>> start MATERIAL SUPPLIED

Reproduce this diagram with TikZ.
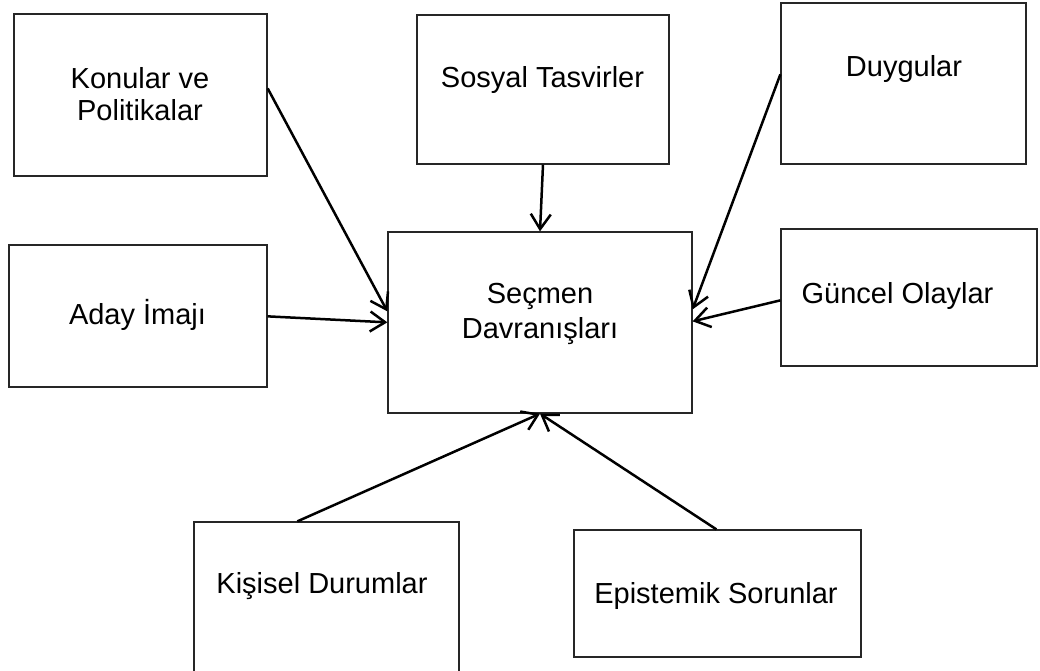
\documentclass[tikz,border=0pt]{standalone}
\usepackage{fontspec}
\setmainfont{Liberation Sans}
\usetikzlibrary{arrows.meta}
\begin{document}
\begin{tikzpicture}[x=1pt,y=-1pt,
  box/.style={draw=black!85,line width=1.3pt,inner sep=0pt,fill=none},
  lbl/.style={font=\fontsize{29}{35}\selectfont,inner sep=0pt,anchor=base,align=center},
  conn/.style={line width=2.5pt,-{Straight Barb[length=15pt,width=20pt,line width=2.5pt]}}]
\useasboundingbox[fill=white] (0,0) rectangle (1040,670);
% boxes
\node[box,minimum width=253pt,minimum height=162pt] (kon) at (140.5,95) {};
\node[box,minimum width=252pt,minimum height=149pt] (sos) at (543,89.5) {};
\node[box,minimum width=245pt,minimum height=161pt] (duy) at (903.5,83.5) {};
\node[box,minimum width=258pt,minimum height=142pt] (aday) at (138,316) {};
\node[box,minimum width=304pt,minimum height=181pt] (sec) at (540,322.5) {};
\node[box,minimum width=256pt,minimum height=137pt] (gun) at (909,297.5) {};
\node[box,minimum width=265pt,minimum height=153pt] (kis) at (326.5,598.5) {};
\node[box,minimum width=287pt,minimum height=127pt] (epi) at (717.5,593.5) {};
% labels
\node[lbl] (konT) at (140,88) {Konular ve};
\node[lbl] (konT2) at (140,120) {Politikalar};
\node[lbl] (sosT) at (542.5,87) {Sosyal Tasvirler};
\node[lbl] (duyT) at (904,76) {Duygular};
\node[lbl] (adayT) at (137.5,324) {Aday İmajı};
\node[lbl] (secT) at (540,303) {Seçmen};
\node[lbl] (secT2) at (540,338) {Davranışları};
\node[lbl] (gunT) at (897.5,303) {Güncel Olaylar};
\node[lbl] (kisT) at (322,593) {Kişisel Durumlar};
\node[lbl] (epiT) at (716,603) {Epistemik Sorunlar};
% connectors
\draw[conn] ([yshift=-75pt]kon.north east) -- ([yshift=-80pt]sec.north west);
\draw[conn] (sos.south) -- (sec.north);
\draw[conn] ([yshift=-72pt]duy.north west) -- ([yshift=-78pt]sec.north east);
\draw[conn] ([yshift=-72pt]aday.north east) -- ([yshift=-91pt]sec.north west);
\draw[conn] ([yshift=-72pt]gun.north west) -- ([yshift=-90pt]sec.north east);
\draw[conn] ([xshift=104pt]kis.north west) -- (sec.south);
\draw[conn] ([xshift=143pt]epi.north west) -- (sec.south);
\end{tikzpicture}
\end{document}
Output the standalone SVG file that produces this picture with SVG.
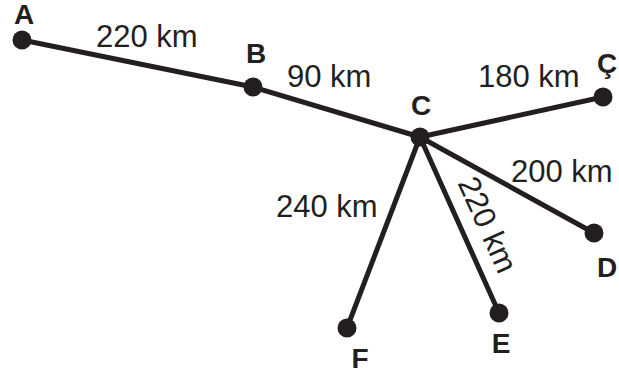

>> end MATERIAL SUPPLIED

SET PROBLEM: Restate the data above exactly, stripping out each image.

FULL ANSWER:
Reproduce this diagram with TikZ.
\documentclass[tikz,border=0pt]{standalone}
\usepackage{fontspec}
\setmainfont{Liberation Sans}
\usetikzlibrary{arrows.meta}
\begin{document}
\begin{tikzpicture}[x=1pt,y=-1pt,
  box/.style={draw=black!85,line width=1.3pt,inner sep=0pt,fill=none},
  lbl/.style={font=\fontsize{29}{35}\selectfont,inner sep=0pt,anchor=base,align=center},
  conn/.style={line width=2.5pt,-{Straight Barb[length=15pt,width=20pt,line width=2.5pt]}}]
\useasboundingbox[fill=white] (0,0) rectangle (1040,670);
% boxes
\node[box,minimum width=253pt,minimum height=162pt] (kon) at (140.5,95) {};
\node[box,minimum width=252pt,minimum height=149pt] (sos) at (543,89.5) {};
\node[box,minimum width=245pt,minimum height=161pt] (duy) at (903.5,83.5) {};
\node[box,minimum width=258pt,minimum height=142pt] (aday) at (138,316) {};
\node[box,minimum width=304pt,minimum height=181pt] (sec) at (540,322.5) {};
\node[box,minimum width=256pt,minimum height=137pt] (gun) at (909,297.5) {};
\node[box,minimum width=265pt,minimum height=153pt] (kis) at (326.5,598.5) {};
\node[box,minimum width=287pt,minimum height=127pt] (epi) at (717.5,593.5) {};
% labels
\node[lbl] (konT) at (140,88) {Konular ve};
\node[lbl] (konT2) at (140,120) {Politikalar};
\node[lbl] (sosT) at (542.5,87) {Sosyal Tasvirler};
\node[lbl] (duyT) at (904,76) {Duygular};
\node[lbl] (adayT) at (137.5,324) {Aday İmajı};
\node[lbl] (secT) at (540,303) {Seçmen};
\node[lbl] (secT2) at (540,338) {Davranışları};
\node[lbl] (gunT) at (897.5,303) {Güncel Olaylar};
\node[lbl] (kisT) at (322,593) {Kişisel Durumlar};
\node[lbl] (epiT) at (716,603) {Epistemik Sorunlar};
% connectors
\draw[conn] ([yshift=-75pt]kon.north east) -- ([yshift=-80pt]sec.north west);
\draw[conn] (sos.south) -- (sec.north);
\draw[conn] ([yshift=-72pt]duy.north west) -- ([yshift=-78pt]sec.north east);
\draw[conn] ([yshift=-72pt]aday.north east) -- ([yshift=-91pt]sec.north west);
\draw[conn] ([yshift=-72pt]gun.north west) -- ([yshift=-90pt]sec.north east);
\draw[conn] ([xshift=104pt]kis.north west) -- (sec.south);
\draw[conn] ([xshift=143pt]epi.north west) -- (sec.south);
\end{tikzpicture}
\end{document}
Output the standalone SVG file that produces this picture with SVG.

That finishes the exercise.